___ Recorded information ___
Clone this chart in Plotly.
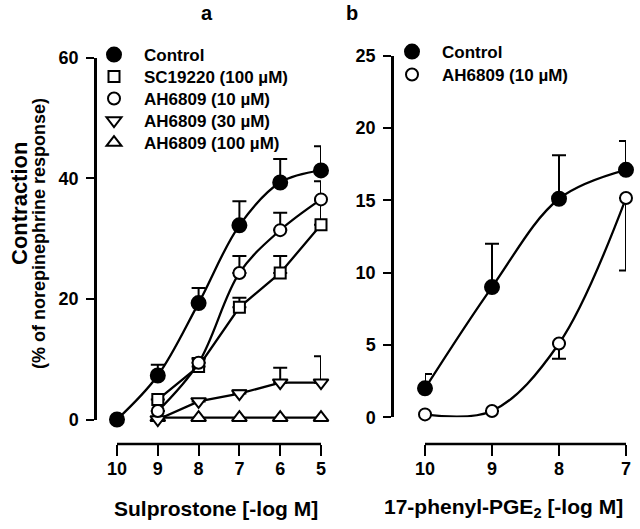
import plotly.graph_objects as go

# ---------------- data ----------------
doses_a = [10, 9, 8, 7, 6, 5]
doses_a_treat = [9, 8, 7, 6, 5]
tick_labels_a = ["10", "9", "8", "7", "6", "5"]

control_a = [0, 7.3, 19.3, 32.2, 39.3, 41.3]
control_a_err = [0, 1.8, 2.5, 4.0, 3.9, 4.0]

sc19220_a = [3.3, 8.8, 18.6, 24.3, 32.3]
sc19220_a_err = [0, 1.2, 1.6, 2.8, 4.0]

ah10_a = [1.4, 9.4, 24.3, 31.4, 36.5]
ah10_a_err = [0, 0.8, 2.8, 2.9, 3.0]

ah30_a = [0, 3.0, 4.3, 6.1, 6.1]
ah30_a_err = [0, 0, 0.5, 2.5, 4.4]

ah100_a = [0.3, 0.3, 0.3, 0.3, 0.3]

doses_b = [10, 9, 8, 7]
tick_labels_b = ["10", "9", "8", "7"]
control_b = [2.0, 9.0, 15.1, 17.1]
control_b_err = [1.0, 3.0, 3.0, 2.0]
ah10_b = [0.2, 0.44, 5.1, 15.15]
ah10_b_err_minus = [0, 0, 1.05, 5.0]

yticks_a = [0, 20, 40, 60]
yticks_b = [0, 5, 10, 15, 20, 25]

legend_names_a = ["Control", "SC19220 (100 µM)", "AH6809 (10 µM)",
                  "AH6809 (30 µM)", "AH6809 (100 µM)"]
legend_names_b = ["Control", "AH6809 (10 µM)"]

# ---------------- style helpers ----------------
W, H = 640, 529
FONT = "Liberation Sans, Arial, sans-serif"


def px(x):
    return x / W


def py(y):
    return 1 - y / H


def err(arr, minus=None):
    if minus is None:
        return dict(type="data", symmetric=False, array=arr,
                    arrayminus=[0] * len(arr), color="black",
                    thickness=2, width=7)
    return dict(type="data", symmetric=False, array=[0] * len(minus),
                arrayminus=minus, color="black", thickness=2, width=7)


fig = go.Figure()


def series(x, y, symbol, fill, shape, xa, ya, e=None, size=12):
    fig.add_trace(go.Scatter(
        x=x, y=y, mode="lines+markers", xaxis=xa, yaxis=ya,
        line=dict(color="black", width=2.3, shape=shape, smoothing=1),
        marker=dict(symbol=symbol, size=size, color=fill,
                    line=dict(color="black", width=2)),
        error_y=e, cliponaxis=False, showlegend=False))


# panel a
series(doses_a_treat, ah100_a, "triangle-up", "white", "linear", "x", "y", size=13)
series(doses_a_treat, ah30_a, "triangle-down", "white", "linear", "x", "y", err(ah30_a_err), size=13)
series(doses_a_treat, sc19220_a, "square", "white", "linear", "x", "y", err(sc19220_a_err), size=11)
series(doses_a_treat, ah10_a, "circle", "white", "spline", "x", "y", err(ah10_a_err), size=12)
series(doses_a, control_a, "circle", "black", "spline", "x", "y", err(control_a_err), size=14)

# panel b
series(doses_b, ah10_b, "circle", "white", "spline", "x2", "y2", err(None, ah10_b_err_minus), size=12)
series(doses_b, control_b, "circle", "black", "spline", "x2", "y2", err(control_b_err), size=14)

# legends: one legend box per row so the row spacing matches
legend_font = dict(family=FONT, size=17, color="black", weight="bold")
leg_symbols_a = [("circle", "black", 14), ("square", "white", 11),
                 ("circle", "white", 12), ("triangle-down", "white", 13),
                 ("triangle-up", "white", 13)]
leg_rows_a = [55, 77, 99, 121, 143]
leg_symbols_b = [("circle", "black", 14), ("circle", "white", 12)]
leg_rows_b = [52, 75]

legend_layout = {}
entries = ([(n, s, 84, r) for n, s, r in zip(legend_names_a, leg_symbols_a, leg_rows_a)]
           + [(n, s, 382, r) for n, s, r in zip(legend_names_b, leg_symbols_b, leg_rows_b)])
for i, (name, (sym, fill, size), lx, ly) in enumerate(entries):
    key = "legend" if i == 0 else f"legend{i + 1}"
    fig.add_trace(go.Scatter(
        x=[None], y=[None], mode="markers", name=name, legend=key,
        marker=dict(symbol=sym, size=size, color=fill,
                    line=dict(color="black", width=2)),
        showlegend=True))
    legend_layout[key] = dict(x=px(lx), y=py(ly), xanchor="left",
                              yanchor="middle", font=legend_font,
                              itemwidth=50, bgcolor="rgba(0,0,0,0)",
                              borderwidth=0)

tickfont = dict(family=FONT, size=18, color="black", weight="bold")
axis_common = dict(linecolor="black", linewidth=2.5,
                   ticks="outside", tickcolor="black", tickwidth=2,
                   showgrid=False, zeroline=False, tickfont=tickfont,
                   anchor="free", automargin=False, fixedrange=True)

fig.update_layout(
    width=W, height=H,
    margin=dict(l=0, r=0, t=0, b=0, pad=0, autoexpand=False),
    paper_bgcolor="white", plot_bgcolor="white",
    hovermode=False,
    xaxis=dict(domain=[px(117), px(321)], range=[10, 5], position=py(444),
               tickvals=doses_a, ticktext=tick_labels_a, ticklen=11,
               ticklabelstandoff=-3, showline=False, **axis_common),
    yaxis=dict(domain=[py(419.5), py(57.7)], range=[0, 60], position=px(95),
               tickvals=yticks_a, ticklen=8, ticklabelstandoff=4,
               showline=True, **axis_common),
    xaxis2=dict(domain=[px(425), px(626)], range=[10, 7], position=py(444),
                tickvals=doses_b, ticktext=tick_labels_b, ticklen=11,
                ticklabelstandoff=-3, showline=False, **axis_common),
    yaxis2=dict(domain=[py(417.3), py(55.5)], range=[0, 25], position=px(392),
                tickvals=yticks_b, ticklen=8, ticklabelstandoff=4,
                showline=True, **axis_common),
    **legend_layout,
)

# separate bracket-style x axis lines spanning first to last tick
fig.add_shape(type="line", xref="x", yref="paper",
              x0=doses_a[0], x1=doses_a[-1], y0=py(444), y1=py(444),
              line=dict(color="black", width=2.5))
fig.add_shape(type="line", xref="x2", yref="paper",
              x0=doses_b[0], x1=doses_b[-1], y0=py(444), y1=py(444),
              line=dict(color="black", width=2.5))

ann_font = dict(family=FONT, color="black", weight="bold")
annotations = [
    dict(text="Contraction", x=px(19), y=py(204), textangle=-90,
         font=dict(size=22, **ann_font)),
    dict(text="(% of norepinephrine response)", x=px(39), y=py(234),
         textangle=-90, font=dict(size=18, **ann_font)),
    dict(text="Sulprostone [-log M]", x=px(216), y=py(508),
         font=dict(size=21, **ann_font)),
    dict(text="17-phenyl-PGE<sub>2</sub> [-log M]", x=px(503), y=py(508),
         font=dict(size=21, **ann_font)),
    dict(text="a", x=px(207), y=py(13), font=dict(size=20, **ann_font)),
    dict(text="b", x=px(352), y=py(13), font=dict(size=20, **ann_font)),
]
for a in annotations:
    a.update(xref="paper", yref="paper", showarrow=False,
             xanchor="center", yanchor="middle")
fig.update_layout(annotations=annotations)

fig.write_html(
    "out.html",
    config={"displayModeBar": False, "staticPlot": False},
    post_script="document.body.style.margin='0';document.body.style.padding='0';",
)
___
▶ [Aim of the task]
Restate, line by line and word for word, everything from the top of the material through the line that contains "return 1 - y / H". Leave pictures out.

▶ [Expected output]
Clone this chart in Plotly.
import plotly.graph_objects as go

# ---------------- data ----------------
doses_a = [10, 9, 8, 7, 6, 5]
doses_a_treat = [9, 8, 7, 6, 5]
tick_labels_a = ["10", "9", "8", "7", "6", "5"]

control_a = [0, 7.3, 19.3, 32.2, 39.3, 41.3]
control_a_err = [0, 1.8, 2.5, 4.0, 3.9, 4.0]

sc19220_a = [3.3, 8.8, 18.6, 24.3, 32.3]
sc19220_a_err = [0, 1.2, 1.6, 2.8, 4.0]

ah10_a = [1.4, 9.4, 24.3, 31.4, 36.5]
ah10_a_err = [0, 0.8, 2.8, 2.9, 3.0]

ah30_a = [0, 3.0, 4.3, 6.1, 6.1]
ah30_a_err = [0, 0, 0.5, 2.5, 4.4]

ah100_a = [0.3, 0.3, 0.3, 0.3, 0.3]

doses_b = [10, 9, 8, 7]
tick_labels_b = ["10", "9", "8", "7"]
control_b = [2.0, 9.0, 15.1, 17.1]
control_b_err = [1.0, 3.0, 3.0, 2.0]
ah10_b = [0.2, 0.44, 5.1, 15.15]
ah10_b_err_minus = [0, 0, 1.05, 5.0]

yticks_a = [0, 20, 40, 60]
yticks_b = [0, 5, 10, 15, 20, 25]

legend_names_a = ["Control", "SC19220 (100 µM)", "AH6809 (10 µM)",
                  "AH6809 (30 µM)", "AH6809 (100 µM)"]
legend_names_b = ["Control", "AH6809 (10 µM)"]

# ---------------- style helpers ----------------
W, H = 640, 529
FONT = "Liberation Sans, Arial, sans-serif"


def px(x):
    return x / W


def py(y):
    return 1 - y / H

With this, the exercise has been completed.